The Terracotta Warriors and Horses within the mausoleum of Qin Shihuang, the first emperor of a united China, was one of the main reasons why Y.W Kengqelova made her trip from Russia to China.
She has been in Xi'an in China's northwest for two days, waiting for her chance to see the next chapter of the story unfold.
"I couldn't wait to see them. I heard that there is going to be an excavation (of the terracotta army site) starting on Saturday when visitors are allowed to look on," said the Russian visitor.
"I really don't know what to expect from the excavation - some say there might be colored warriors unearthed if we're lucky - but the experience of witnessing the excavation will be very exciting whatever happens."
Kengqelova is not alone.
Many tourists have timed their visits to the site so they can be there when the dig gets underway today - which is also the fourth World Heritage Day in China.
The excavation into the first and largest of the three pits at the site will continue through - out next year and may not produce immediate discoveries, warned Meng Jianming, dean of the museum's media office.
But experts are hoping for some major finds in the weeks and months to come, said Liu Zhancheng, head of the archeological team at the terracotta museum.
"We're hoping to find a clay figure representing a high-ranking army officer, for example," he told Xinhua.
The museum's website said only 10 figures from the more than 8,000 clay statues unearthed so far have been "armored generals" - and there have been none from No 1 pit.
While surprise discoveries are hoped for from the excavation in a 200-sq-m section of the 14,260-sq-m No 1 pit, the dig is mainly being carried out to test preservation technology that the museum has spent decades developing to ensure terracotta figures remain intact and retain their original colors, said an official surnamed Peng from the Administration of Cultural Heritage.
Challenges in preserving the terracotta warriors after they have been unearthed forced Chinese scientists to scale back excavations in the past.
Researchers said lacquer on the terracotta warriors is highly sensitive to temperature change, and the warriors also suffered from mildew and drying out after they were excavated from the damp earth.
A lack of color-preserving technology stalled the second large-scale excavation in 1985, according to Zhang Zhijun, deputy director of the museum's Protection Department. The first formal excavation of the site lasted for six years from 1978 to 1984 and uncovered 1,087 clay figures.
Since 1990, the museum has been working with experts from Bavaria, Germany, on the protection of colored drawings on the terracotta warriors and horses. So far, scientists have come up with a liquid mixture of polyurethane to preserve the lacquer and have succeeded in protecting several hundred warriors from further decay, said Zhang.

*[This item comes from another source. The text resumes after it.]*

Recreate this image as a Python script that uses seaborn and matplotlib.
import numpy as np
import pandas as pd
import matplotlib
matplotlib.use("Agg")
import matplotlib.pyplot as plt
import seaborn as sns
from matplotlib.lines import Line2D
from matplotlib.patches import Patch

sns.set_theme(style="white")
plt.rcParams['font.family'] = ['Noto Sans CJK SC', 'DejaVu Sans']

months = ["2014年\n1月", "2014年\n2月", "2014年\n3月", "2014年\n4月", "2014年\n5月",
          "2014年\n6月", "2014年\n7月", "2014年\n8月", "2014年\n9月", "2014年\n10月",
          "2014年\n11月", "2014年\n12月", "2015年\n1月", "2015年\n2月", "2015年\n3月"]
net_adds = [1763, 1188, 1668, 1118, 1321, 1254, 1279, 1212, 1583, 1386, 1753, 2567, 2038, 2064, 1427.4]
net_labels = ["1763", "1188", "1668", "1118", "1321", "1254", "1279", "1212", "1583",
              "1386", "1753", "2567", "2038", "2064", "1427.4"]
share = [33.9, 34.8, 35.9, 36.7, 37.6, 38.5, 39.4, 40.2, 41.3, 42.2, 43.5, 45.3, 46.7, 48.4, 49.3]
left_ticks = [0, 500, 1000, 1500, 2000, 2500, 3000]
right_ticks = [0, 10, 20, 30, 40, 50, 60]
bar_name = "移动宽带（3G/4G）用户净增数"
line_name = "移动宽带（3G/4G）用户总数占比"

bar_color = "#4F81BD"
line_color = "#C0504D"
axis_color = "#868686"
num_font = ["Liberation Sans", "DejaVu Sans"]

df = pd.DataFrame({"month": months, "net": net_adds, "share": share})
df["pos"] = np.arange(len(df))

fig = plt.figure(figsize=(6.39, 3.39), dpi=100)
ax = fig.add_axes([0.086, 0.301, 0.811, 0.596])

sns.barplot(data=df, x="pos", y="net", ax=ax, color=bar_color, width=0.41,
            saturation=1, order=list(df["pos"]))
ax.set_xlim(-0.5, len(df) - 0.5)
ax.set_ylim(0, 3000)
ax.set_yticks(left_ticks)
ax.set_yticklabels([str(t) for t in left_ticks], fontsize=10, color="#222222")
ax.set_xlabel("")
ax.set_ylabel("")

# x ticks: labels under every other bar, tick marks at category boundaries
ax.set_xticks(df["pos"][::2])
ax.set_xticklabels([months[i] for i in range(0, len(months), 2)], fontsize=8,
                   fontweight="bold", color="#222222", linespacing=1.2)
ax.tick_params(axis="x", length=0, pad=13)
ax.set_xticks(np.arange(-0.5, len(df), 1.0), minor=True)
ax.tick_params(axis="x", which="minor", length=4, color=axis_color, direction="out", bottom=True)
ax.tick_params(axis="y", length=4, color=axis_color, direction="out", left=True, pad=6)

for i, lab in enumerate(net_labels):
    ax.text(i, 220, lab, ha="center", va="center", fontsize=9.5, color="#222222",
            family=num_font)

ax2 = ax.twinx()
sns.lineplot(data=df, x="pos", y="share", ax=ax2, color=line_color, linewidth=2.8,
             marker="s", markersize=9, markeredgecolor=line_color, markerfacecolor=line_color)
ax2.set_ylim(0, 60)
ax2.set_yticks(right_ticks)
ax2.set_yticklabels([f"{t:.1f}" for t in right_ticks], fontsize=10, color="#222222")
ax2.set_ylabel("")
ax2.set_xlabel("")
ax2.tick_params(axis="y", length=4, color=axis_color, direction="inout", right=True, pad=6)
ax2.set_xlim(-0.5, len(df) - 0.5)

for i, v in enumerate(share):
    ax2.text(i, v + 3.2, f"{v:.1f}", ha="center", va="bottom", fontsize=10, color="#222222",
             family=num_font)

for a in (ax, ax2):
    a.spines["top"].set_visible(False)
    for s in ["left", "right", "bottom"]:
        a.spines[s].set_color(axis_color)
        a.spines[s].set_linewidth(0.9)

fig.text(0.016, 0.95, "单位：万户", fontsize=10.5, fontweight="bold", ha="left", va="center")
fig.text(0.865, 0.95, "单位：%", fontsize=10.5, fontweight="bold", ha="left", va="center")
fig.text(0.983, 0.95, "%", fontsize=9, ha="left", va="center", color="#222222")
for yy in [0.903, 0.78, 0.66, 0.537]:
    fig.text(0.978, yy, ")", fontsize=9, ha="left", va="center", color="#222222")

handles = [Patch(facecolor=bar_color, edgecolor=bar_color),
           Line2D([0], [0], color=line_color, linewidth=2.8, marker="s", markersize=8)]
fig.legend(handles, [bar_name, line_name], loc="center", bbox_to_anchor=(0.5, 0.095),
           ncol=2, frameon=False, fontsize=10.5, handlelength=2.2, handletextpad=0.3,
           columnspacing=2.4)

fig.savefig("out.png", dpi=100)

"The upcoming excavation will be a test of the technology," said Zhang, adding that ground water and earthquakes also present challenges.
Air pollution is another major threat, according to Cao Junji, an assistant researcher at the Institute of Earth Environment, a branch of the Chinese Academy of Sciences.
In 2005, Cao warned that the emperor's mausoleum will become a coal mine in 100 years due to severe air pollution, a prediction that the museum said will not happen because of its anti-weathering initiatives.
The terracotta army was accidentally discovered in Lintong county, 35 km east of Xi'an, in 1974 by farmers who were attempting to dig a well, said Peng. The current excavation site is thought to contain about 6,000 life-sized terracotta figures.